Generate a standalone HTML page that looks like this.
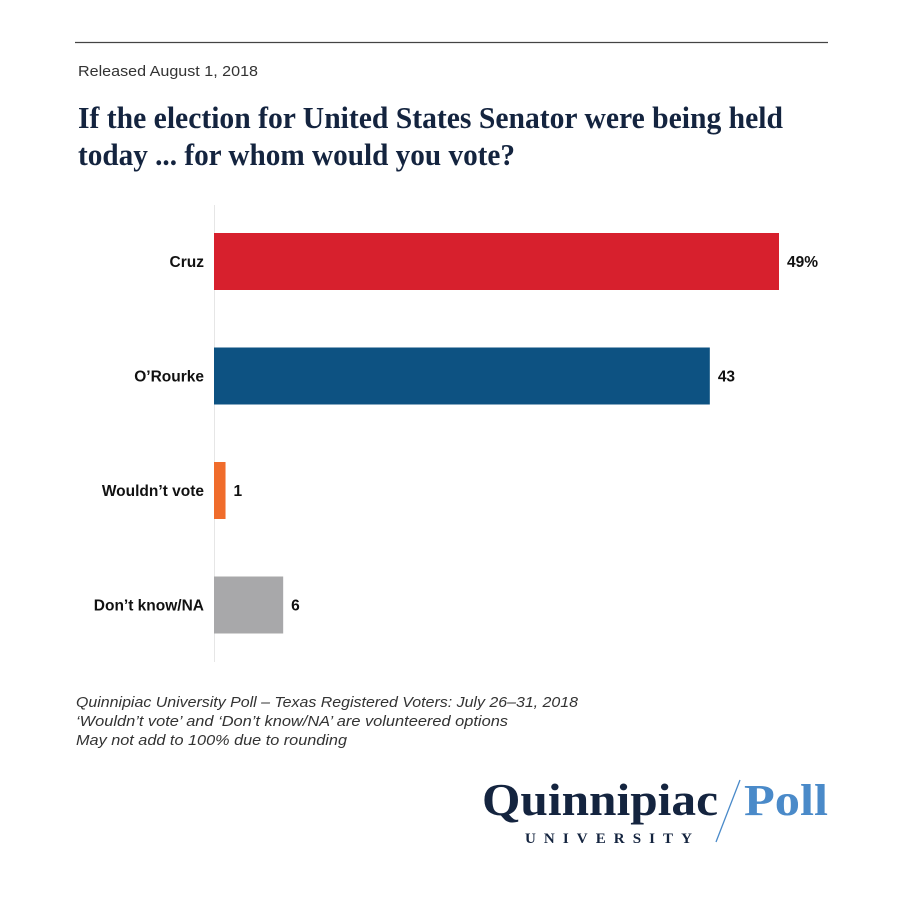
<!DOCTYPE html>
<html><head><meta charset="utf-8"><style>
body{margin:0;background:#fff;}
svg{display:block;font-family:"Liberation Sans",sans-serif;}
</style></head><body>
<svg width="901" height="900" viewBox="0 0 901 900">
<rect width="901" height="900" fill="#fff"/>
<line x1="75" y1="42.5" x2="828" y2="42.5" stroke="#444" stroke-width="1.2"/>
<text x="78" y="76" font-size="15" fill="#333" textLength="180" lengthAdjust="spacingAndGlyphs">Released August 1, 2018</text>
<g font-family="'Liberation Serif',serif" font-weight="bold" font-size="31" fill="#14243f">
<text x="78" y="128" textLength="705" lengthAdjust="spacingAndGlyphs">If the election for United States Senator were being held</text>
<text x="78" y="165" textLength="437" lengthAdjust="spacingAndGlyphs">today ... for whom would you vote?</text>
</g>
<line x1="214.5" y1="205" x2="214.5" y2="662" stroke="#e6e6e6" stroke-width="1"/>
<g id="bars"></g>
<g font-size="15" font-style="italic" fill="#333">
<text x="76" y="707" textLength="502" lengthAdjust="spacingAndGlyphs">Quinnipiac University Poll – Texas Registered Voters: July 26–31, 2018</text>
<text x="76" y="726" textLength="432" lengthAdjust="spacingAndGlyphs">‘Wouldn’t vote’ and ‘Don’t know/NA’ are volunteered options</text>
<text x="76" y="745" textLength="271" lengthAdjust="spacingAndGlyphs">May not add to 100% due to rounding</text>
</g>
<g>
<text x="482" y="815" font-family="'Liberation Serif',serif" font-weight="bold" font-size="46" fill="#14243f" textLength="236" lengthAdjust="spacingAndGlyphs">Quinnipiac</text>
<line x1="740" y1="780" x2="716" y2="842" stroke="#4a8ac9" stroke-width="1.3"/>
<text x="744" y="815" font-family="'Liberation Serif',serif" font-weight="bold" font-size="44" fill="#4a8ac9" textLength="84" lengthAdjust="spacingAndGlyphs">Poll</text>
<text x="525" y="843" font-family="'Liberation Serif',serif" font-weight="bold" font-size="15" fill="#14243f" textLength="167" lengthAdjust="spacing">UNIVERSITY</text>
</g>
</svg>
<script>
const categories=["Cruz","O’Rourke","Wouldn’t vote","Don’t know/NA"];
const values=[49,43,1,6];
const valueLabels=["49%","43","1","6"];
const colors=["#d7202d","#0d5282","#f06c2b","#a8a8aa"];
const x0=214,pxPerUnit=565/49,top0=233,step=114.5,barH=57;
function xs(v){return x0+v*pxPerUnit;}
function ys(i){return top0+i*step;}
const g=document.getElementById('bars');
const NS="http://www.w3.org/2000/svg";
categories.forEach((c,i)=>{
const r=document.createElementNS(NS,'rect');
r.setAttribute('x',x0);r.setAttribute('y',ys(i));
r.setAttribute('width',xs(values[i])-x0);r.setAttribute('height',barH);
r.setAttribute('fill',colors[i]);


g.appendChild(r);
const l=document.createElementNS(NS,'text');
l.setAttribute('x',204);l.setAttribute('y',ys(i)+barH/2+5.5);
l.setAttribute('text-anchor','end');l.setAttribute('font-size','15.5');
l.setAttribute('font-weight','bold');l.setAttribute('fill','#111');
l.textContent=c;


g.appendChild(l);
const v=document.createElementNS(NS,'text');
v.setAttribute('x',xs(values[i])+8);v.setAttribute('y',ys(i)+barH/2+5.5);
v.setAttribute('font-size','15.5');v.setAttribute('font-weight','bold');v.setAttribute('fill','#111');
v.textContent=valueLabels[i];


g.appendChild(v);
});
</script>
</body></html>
☆ ☆ ☆
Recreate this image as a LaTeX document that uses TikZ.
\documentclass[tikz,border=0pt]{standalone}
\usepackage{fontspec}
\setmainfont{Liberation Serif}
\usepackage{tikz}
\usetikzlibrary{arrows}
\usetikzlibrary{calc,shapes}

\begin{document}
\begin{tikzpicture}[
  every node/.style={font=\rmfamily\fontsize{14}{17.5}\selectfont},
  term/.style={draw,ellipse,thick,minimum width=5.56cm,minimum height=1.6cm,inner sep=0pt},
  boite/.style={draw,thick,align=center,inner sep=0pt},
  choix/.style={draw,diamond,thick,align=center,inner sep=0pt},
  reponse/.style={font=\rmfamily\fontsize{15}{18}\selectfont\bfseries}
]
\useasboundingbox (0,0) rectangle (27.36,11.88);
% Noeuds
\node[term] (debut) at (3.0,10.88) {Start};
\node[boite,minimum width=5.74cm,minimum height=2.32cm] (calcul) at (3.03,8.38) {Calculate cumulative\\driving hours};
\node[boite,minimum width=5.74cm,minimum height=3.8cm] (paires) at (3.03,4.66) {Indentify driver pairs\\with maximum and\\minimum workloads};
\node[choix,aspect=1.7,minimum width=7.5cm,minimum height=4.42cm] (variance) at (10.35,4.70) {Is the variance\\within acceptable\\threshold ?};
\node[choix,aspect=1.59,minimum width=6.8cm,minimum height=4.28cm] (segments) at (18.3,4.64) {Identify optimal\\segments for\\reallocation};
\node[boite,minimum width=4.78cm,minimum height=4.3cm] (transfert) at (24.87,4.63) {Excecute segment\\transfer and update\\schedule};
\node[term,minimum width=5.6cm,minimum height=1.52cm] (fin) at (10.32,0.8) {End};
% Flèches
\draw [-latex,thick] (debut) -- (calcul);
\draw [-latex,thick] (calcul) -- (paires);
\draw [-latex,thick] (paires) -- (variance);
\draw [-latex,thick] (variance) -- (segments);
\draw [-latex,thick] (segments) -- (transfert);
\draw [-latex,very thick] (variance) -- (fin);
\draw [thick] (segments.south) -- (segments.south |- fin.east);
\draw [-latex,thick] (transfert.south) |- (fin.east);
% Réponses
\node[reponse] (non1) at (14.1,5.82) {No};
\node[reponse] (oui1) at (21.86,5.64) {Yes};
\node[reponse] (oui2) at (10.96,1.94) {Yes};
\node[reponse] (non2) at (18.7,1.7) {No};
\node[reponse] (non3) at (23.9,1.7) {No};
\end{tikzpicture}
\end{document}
☆ ☆ ☆
## Written problem
Copy the lines from the entries above in which the word "that" appears.

## Written answer
Generate a standalone HTML page that looks like this.
Recreate this image as a LaTeX document that uses TikZ.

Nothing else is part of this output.